Kementerian Agama hari ini mengundang para ahli, ulama, hingga kalangan akademikus untuk membahas persoalan pembadalan haji secara khusus. Selain untuk menguji regulasi yang sudah ditetapkan pemerintah, pembadalan haji perlu dikaji agar terjadi penyesuaian peraturan yang sudah ada dengan syariah. Selain itu, bisa dibentuk pedoman konkret pembadalan haji. Ia berharap, dari hasil kajian tersebut, keluar panduan secara jelas perihal pembadalan haji.
Lukman menambahkan, mudzakarah akan mampu menjelaskan perlu tidaknya hingga pedoman rinci soal pembadalan haji. “Misal dalam kondisi apa seseorang bisa dibadalkan hajinya,” ucapnya.
Ketua Komisi VIII Dewan Perwakilan Rakyat (DPR) Ali Taher mendukung langkah pemerintah menggelar mudzakarah pengkajian yang membahas persoalan badal haji. Bila perlu, Majelis Ulama Indonesia bisa mengeluarkan fatwa perihal isu pembadalan haji.

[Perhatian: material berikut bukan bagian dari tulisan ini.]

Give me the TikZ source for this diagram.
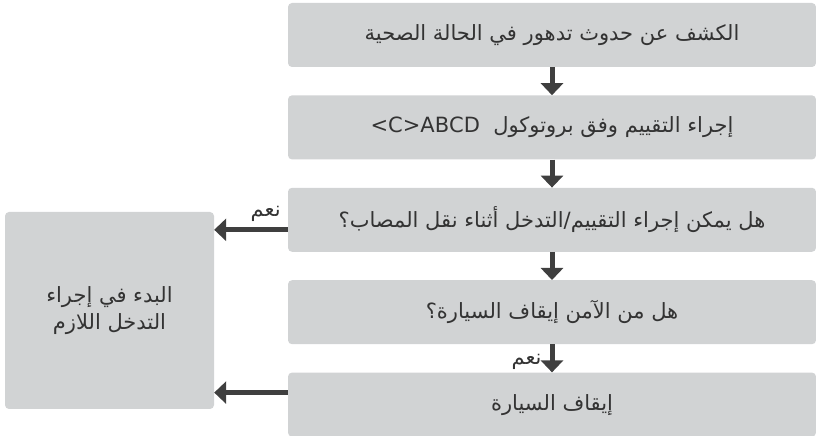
\documentclass[tikz,border=0pt]{standalone}
\usepackage{fontspec}
\usepackage{tikz}
\usetikzlibrary{arrows.meta, positioning}
\TeXXeTstate=1
\newfontfamily\arabicfont[Script=Arabic]{DejaVu Sans}
\definecolor{boxgray}{HTML}{D1D3D4}
\definecolor{inkgray}{HTML}{333333}
\definecolor{arrowgray}{HTML}{3F3F3F}
\tikzstyle{stepbox} = [rectangle, rounded corners=4pt, minimum width=528pt, minimum height=64pt, text centered, fill=boxgray, text=inkgray, font=\arabicfont\fontsize{21}{27}\selectfont]
\tikzstyle{actbox} = [stepbox, minimum width=209pt, minimum height=197pt, align=center]
\tikzstyle{arrow} = [line width=5pt, draw=arrowgray, -{Triangle[length=12pt, width=22pt]}]
\tikzstyle{yeslabel} = [text=inkgray, inner sep=2pt, font=\arabicfont\fontsize{21}{25}\selectfont]

\begin{document}
\begin{tikzpicture}[x=1pt, y=1pt, node distance=28pt]
\useasboundingbox (0,0) rectangle (816,436);

\node (detect) [stepbox] at (552,401) {\beginR الكشف عن حدوث تدهور في الحالة الصحية\endR};
\node (assess) [stepbox, below=of detect] {\beginR إجراء التقييم وفق بروتوكول\ \ \beginL<C>ABCD\endL\endR};
\node (during) [stepbox, below=of assess] {\beginR هل يمكن إجراء التقييم/التدخل أثناء نقل المصاب؟\endR};
\node (safe) [stepbox, below=of during] {\beginR هل من الآمن إيقاف السيارة؟\endR};
\node (stop) [stepbox, below=of safe] {\beginR إيقاف السيارة\endR};
\node (act) [actbox] at (109.5,125.5) {\beginR البدء في إجراء\endR\\\beginR التدخل اللازم\endR};

\draw [arrow] (detect) -- (assess);
\draw [arrow] (assess) -- (during);
\draw [arrow] (during) -- (safe);
\draw [arrow] (safe) -- node[yeslabel, left=6pt, yshift=-3pt] {\beginR نعم\endR} (stop);
\draw [arrow] ([yshift=-10pt]during.west) -- node[yeslabel, above=4pt, pos=0.3] {\beginR نعم\endR} ([yshift=-10pt]during.west -| act.east);
\draw [arrow] ([yshift=12pt]stop.west) -- ([yshift=12pt]stop.west -| act.east);

\end{tikzpicture}
\end{document}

Tujuannya agar memiliki dasar hukum syariah.
Taher mendukung upaya mitra kerja DPR Komisi VIII tersebut untuk mengatasi persoalan pembadalan haji. Ia berharap, dari hasil kajian, keluar pedoman yang jelas. “Landasan hukumnya jelas, prosesnya jelas, lembaganya tepat sesuai dengan perintah undang-undang yang ada. Waktu pun jelas. Pelaksanaannya jelas,” tuturnya.